Once all paths are field-level patches, the phase-1 gateway lock is unnecessary — the filer enforces atomicity. (This is the path taken: phase 1 was skipped.)

Phase 3 — multi-filer (only if needed)

If multiple filers can write /buckets/<name> concurrently, a filer-local per-path lock no longer suffices. Route bucket-config writes to PrimaryForKey("/buckets/<name>") (the lock-ring view) and serialize on that one owner filer — the same route-by-key design used to take object writes off the DLM. Overkill for rare config writes; include only if multi-filer bucket writes are real.

Correctness summary

  • Phase 1: all RMW for a bucket serialize within a gateway; the fresh read means the second writer observes the first's change. Closes #9651 for single-gateway.
  • Phase 2: PATCH_EXTENDED is atomic field-level merge at the filer (no snapshot); CAS turns a concurrent Content write into a retry, enforced under the filer's per-path lock — correct for any number of gateways sharing a filer.
  • Phase 3: one owner filer serializes all writers — correct across filers too.

Scope checklist (every path that RMWs the bucket entry)

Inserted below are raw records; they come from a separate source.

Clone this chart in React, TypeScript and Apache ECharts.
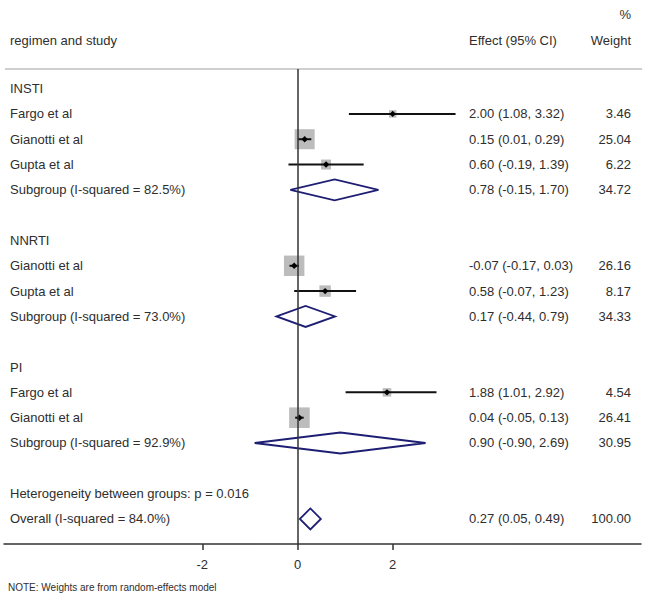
import React, { useEffect, useRef } from "react";
import * as echarts from "echarts";

// ---- data ----
const rowLabels = [
  "INSTI",
  "Fargo et al",
  "Gianotti et al",
  "Gupta et al",
  "Subgroup (I-squared = 82.5%)",
  "",
  "NNRTI",
  "Gianotti et al",
  "Gupta et al",
  "Subgroup (I-squared = 73.0%)",
  "",
  "PI",
  "Fargo et al",
  "Gianotti et al",
  "Subgroup (I-squared = 92.9%)",
  "",
  "Heterogeneity between groups: p = 0.016",
  "Overall (I-squared = 84.0%)",
];
// kind: h = header/text only, s = study, d = pooled (diamond)
const rowKinds = ["h", "s", "s", "s", "d", "h", "h", "s", "s", "d", "h", "h", "s", "s", "d", "h", "h", "d"];
const estimates = [null, 2.0, 0.15, 0.6, 0.78, null, null, -0.07, 0.58, 0.17, null, null, 1.88, 0.04, 0.9, null, null, 0.27];
const lowerCI = [null, 1.08, 0.01, -0.19, -0.15, null, null, -0.17, -0.07, -0.44, null, null, 1.01, -0.05, -0.9, null, null, 0.05];
const upperCI = [null, 3.32, 0.29, 1.39, 1.7, null, null, 0.03, 1.23, 0.79, null, null, 2.92, 0.13, 2.69, null, null, 0.49];
const weights = [null, 3.46, 25.04, 6.22, 34.72, null, null, 26.16, 8.17, 34.33, null, null, 4.54, 26.41, 30.95, null, null, 100.0];
const tickValues = [-2, 0, 2];

const TEXT = "#2e2e2e";
const FONT = "'Liberation Sans', Arial, Helvetica, sans-serif";

function fmtEffect(i: number): string {
  const e = estimates[i];
  if (e === null) return "";
  return `${(e as number).toFixed(2)} (${(lowerCI[i] as number).toFixed(2)}, ${(upperCI[i] as number).toFixed(2)})`;
}
function fmtWeight(i: number): string {
  const w = weights[i];
  return w === null ? "" : (w as number).toFixed(2);
}

export default function App() {
  const ref = useRef<HTMLDivElement>(null);
  useEffect(() => {
    document.body.style.margin = "0";
    const chart = echarts.init(ref.current!, null, { renderer: "svg" });

    const studyData: number[][] = [];
    const poolData: number[][] = [];
    rowKinds.forEach((k, i) => {
      if (k === "s") studyData.push([i, estimates[i] as number, lowerCI[i] as number, upperCI[i] as number, weights[i] as number]);
      if (k === "d") poolData.push([i, estimates[i] as number, lowerCI[i] as number, upperCI[i] as number, weights[i] as number]);
    });
    const textData = rowLabels.map((_, i) => [0, i]);

    const option: any = {
      animation: false,
      backgroundColor: "#ffffff",
      textStyle: { fontFamily: FONT },
      grid: { left: 4, right: 9, top: 69, height: 475 },
      xAxis: {
        type: "value",
        position: "bottom",
        min: -6.166,
        max: 7.216,
        splitLine: { show: false },
        axisLine: { show: true, onZero: false, lineStyle: { color: "#333", width: 1.5 } },
        axisTick: { show: true, customValues: tickValues, length: 6, lineStyle: { color: "#333", width: 1.5 } },
        axisLabel: { customValues: tickValues, color: TEXT, fontSize: 13, margin: 14, fontFamily: FONT },
      },
      yAxis: { type: "value", inverse: true, min: -0.774, max: 17.99, show: false },
      series: [
        {
          type: "custom",
          name: "texts",
          data: textData,
          encode: { x: 0, y: 1 },
          renderItem: (params: any, api: any) => {
            const i = params.dataIndex;
            const y = api.coord([0, i])[1];
            return {
              type: "group",
              children: [
                { type: "text", x: 10, y, style: { text: rowLabels[i], fill: TEXT, font: `13px ${FONT}`, textAlign: "left", textVerticalAlign: "middle" } },
                { type: "text", x: 469, y, style: { text: fmtEffect(i), fill: TEXT, font: `13px ${FONT}`, textAlign: "left", textVerticalAlign: "middle" } },
                { type: "text", x: 631, y, style: { text: fmtWeight(i), fill: TEXT, font: `13px ${FONT}`, textAlign: "right", textVerticalAlign: "middle" } },
              ],
            };
          },
          markLine: {
            silent: true,
            symbol: "none",
            label: { show: false },
            lineStyle: { color: "#333", width: 1.5, type: "solid" },
            data: [{ xAxis: 0 }],
          },
        },
        {
          type: "custom",
          name: "studies",
          data: studyData,
          encode: { x: [1, 2, 3], y: 0 },
          renderItem: (params: any, api: any) => {
            const row = api.value(0);
            const [cx, cy] = api.coord([api.value(1), row]);
            const xl = api.coord([api.value(2), row])[0];
            const xh = api.coord([api.value(3), row])[0];
            const s = 4 * Math.sqrt(api.value(4));
            return {
              type: "group",
              children: [
                { type: "rect", shape: { x: cx - s / 2, y: cy - s / 2, width: s, height: s }, style: { fill: "#bcbcbc" } },
                { type: "line", shape: { x1: xl, y1: cy, x2: xh, y2: cy }, style: { stroke: "#111", lineWidth: 2 } },
                { type: "polygon", shape: { points: [[cx - 3.2, cy], [cx, cy - 3.2], [cx + 3.2, cy], [cx, cy + 3.2]] }, style: { fill: "#000" } },
              ],
            };
          },
        },
        {
          type: "custom",
          name: "pooled",
          data: poolData,
          encode: { x: [1, 2, 3], y: 0 },
          renderItem: (params: any, api: any) => {
            const row = api.value(0);
            const [cx, cy] = api.coord([api.value(1), row]);
            const xl = api.coord([api.value(2), row])[0];
            const xh = api.coord([api.value(3), row])[0];
            const h = 10.5;
            return {
              type: "polygon",
              shape: { points: [[xl, cy], [cx, cy - h], [xh, cy], [cx, cy + h]] },
              style: { fill: "none", stroke: "#1e1e74", lineWidth: 1.8, lineJoin: "miter" },
            };
          },
        },
      ],
      graphic: [
        { type: "line", shape: { x1: 5, y1: 69, x2: 642, y2: 69 }, style: { stroke: "#cfcfcf", lineWidth: 2 }, z: 0 },
        { type: "text", x: 631, y: 14, style: { text: "%", fill: TEXT, font: `13px ${FONT}`, textAlign: "right", textVerticalAlign: "middle" } },
        { type: "text", x: 10, y: 40, style: { text: "regimen and study", fill: TEXT, font: `13px ${FONT}`, textAlign: "left", textVerticalAlign: "middle" } },
        { type: "text", x: 469, y: 40, style: { text: "Effect (95% CI)", fill: TEXT, font: `13px ${FONT}`, textAlign: "left", textVerticalAlign: "middle" } },
        { type: "text", x: 631, y: 40, style: { text: "Weight", fill: TEXT, font: `13px ${FONT}`, textAlign: "right", textVerticalAlign: "middle" } },
        { type: "text", x: 8, y: 587, style: { text: "NOTE: Weights are from random-effects model", fill: TEXT, font: `10px ${FONT}`, textAlign: "left", textVerticalAlign: "middle" } },
      ],
    };
    chart.setOption(option);
    return () => chart.dispose();
  }, []);
  return <div ref={ref} style={{ width: 650, height: 601 }} />;
}
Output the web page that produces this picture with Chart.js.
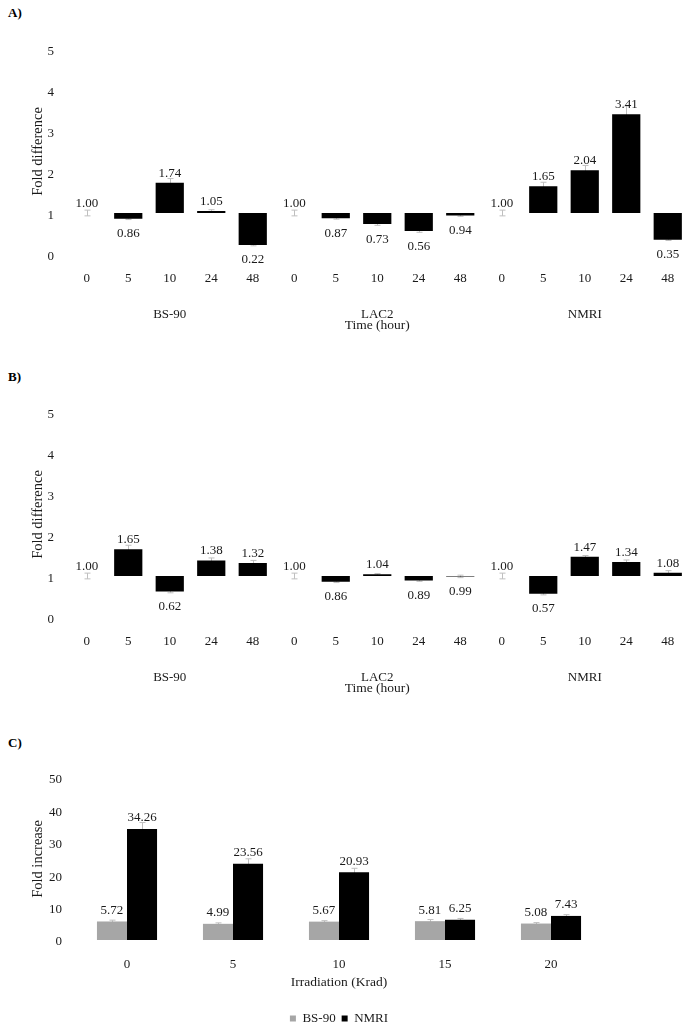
<!DOCTYPE html>
<html>
<head>
<meta charset="utf-8">
<script src="https://cdn.jsdelivr.net/npm/chart.js@4.4.0/dist/chart.umd.min.js"></script>
<style>
  body { margin: 0; background: #fff; width: 692px; height: 1033px; position: relative; overflow: hidden; }
  .panel { position: absolute; left: 0; width: 692px; }
  .tag { position: absolute; left: 8px; font: bold 13px "Liberation Serif", serif; color: #000; }
</style>
</head>
<body>
<div class="tag" style="top:5px">A)</div>
<div class="panel" style="top:0px; height:345px"><canvas id="chartA" width="692" height="345"></canvas></div>
<div class="tag" style="top:369px">B)</div>
<div class="panel" style="top:363px; height:345px"><canvas id="chartB" width="692" height="345"></canvas></div>
<div class="tag" style="top:735px">C)</div>
<div class="panel" style="top:730px; height:305px"><canvas id="chartC" width="692" height="305"></canvas></div>

<script>
// categories
const strains = ['BS-90', 'LAC2', 'NMRI'];
const hours = ['0', '5', '10', '24', '48'];
const doses = ['0', '5', '10', '15', '20'];

// panel A: fold difference over time, one block of hours per strain
const foldA = [1.00, 0.86, 1.74, 1.05, 0.22, 1.00, 0.87, 0.73, 0.56, 0.94, 1.00, 1.65, 2.04, 3.41, 0.35];
const errA  = [0.07, 0.02, 0.10, 0.03, 0.02, 0.07, 0.02, 0.03, 0.03, 0.02, 0.07, 0.10, 0.12, 0.20, 0.02];

// panel B
const foldB = [1.00, 1.65, 0.62, 1.38, 1.32, 1.00, 0.86, 1.04, 0.89, 0.99, 1.00, 0.57, 1.47, 1.34, 1.08];
const errB  = [0.07, 0.10, 0.03, 0.06, 0.06, 0.07, 0.02, 0.02, 0.02, 0.03, 0.07, 0.03, 0.03, 0.05, 0.05];

// panel C: fold increase by irradiation dose
const bs90C = [5.72, 4.99, 5.67, 5.81, 5.08];
const nmriC = [34.26, 23.56, 20.93, 6.25, 7.43];
const bs90Err = [0.4, 0.3, 0.3, 0.5, 0.3];
const nmriErr = [2.0, 1.5, 1.2, 0.4, 0.4];

Chart.defaults.font.family = "'Liberation Serif', 'Times New Roman', serif";
Chart.defaults.font.size = 13;
Chart.defaults.color = '#1a1a1a';
Chart.defaults.animation = false;

const TEXT = '#1a1a1a';
const ERR_COLOR = '#bfbfbf';

// hour labels repeated for each strain, strain name under the middle hour
const timeLabels = [];
const groupLabels = [];
strains.forEach(s => {
  hours.forEach((h, i) => {
    timeLabels.push(h);
    groupLabels.push(i === 2 ? s : '');
  });
});

// small error bars, drawn before the bars so the inner half is hidden
const errorBars = {
  id: 'errorBars',
  beforeDatasetsDraw(chart) {
    const ctx = chart.ctx;
    const yScale = chart.scales.y;
    ctx.save();
    ctx.strokeStyle = ERR_COLOR;
    ctx.lineWidth = 1;
    chart.data.datasets.forEach((ds, di) => {
      if (!ds.errors) return;
      const meta = chart.getDatasetMeta(di);
      meta.data.forEach((bar, i) => {
        const v = ds.values[i];
        const e = ds.errors[i];
        const x = Math.round(bar.x) + 0.5;
        const y1 = yScale.getPixelForValue(v - e);
        const y2 = yScale.getPixelForValue(v + e);
        ctx.beginPath();
        ctx.moveTo(x, y1); ctx.lineTo(x, y2);
        ctx.moveTo(x - 3, y1); ctx.lineTo(x + 3, y1);
        ctx.moveTo(x - 3, y2); ctx.lineTo(x + 3, y2);
        ctx.stroke();
      });
    });
    ctx.restore();
  }
};

// value labels: above the bar end, or below it when the bar hangs under 1
const valueLabels = {
  id: 'valueLabels',
  afterDatasetsDraw(chart) {
    const ctx = chart.ctx;
    ctx.save();
    ctx.font = "13px 'Liberation Serif', serif";
    ctx.fillStyle = TEXT;
    ctx.textAlign = 'center';
    ctx.textBaseline = 'alphabetic';
    chart.data.datasets.forEach((ds, di) => {
      const meta = chart.getDatasetMeta(di);
      meta.data.forEach((bar, i) => {
        const v = ds.values[i];
        const top = Math.min(bar.y, bar.base);
        const bottom = Math.max(bar.y, bar.base);
        if (ds.floating && v < 1) {
          ctx.fillText(v.toFixed(2), bar.x, bottom + 18.5);
        } else {
          ctx.fillText(v.toFixed(2), bar.x, top - (ds.floating ? 6 : 7.5));
        }
      });
    });
    ctx.restore();
  }
};

function foldChart(id, values, errors) {
  new Chart(document.getElementById(id), {
    type: 'bar',
    data: {
      labels: timeLabels,
      datasets: [{
        data: values.map(v => [1, v]),
        values: values,
        errors: errors,
        floating: true,
        backgroundColor: '#000',
        borderWidth: 0,
        barPercentage: 0.68,
        categoryPercentage: 1
      }]
    },
    options: {
      responsive: false,
      layout: { padding: { top: 49, right: 3.5, bottom: 0, left: 0 } },
      plugins: { legend: { display: false }, tooltip: { enabled: false } },
      scales: {
        x: {
          weight: 0,
          grid: { display: false, drawTicks: false },
          border: { display: false },
          ticks: { autoSkip: false, maxRotation: 0, padding: 17, color: TEXT },
          afterFit: s => { s.height = 38; }
        },
        x2: {
          type: 'category',
          position: 'bottom',
          weight: 1,
          labels: groupLabels,
          offset: true,
          grid: { display: false, drawTicks: false },
          border: { display: false },
          ticks: { autoSkip: false, maxRotation: 0, padding: 15, color: TEXT },
          title: { display: true, text: 'Time (hour)', color: TEXT, font: { size: 13.5 }, padding: { top: 0, bottom: 11 } },
          afterFit: s => { s.height = 53; }
        },
        y: {
          min: 0,
          max: 5,
          grid: { display: false, drawTicks: false },
          border: { display: false },
          ticks: { stepSize: 1, padding: 12, labelOffset: 3, color: TEXT },
          title: { display: true, text: 'Fold difference', color: TEXT, font: { size: 14.5 }, padding: { top: 29, bottom: 0 } },
          afterFit: s => { s.width = 66; }
        }
      }
    },
    plugins: [errorBars, valueLabels]
  });
}

foldChart('chartA', foldA, errA);
foldChart('chartB', foldB, errB);

new Chart(document.getElementById('chartC'), {
  type: 'bar',
  data: {
    labels: doses,
    datasets: [
      { label: 'BS-90', data: bs90C, values: bs90C, errors: bs90Err, backgroundColor: '#a6a6a6', borderWidth: 0 },
      { label: 'NMRI', data: nmriC, values: nmriC, errors: nmriErr, backgroundColor: '#000', borderWidth: 0 }
    ]
  },
  options: {
    responsive: false,
    layout: { padding: { top: 48, right: 88, bottom: 0, left: 0 } },
    datasets: { bar: { barPercentage: 1, categoryPercentage: 0.567 } },
    plugins: {
      tooltip: { enabled: false },
      legend: {
        position: 'bottom',
        fullSize: false,
        labels: { boxWidth: 6, boxHeight: 6, padding: 6, color: TEXT, font: { size: 13 } }
      }
    },
    scales: {
      x: {
        grid: { display: false, drawTicks: false },
        border: { display: false },
        ticks: { maxRotation: 0, padding: 17, color: TEXT },
        title: { display: true, text: 'Irradiation (Krad)', color: TEXT, font: { size: 13.5 }, padding: { top: 0, bottom: 15 } },
        afterFit: s => { s.height = 66; }
      },
      y: {
        min: 0,
        max: 50,
        grid: { display: false, drawTicks: false },
        border: { display: false },
        ticks: { stepSize: 10, padding: 12, labelOffset: 2, color: TEXT },
        title: { display: true, text: 'Fold increase', color: TEXT, font: { size: 14.5 }, padding: { top: 29, bottom: 0 } },
        afterFit: s => { s.width = 74; }
      }
    }
  },
  plugins: [errorBars, valueLabels]
});
</script>
</body>
</html>
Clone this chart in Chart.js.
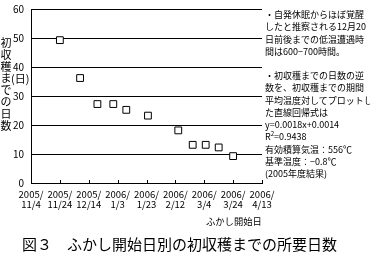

All of these funnel through the two chokepoints, so fixing the chokepoints covers them — but the fix must not leave any of them on an unserialized path:

  • via updateBucketConfig: versioning, object-lock config, lifecycle, ACL/owner.
  • via UpdateBucketMetadata/setBucketMetadata: encryption, CORS, tagging, ownership controls, bucket policy, notification.
  • bucket create/delete (CreateEntry/DeleteEntry of /buckets/<name>) already go through the filer's per-path lock on CreateEntry; ensure they take the same bucket lock if they also patch config.

Cache rule (must document in code)

Under the lock, read the entry from the filer, never rebuild from the cached BucketConfig. The cache is for reads; it must be invalidated on every write and never be the source for an RMW. This is the single most important detail — the lock without the fresh read does not fix the bug.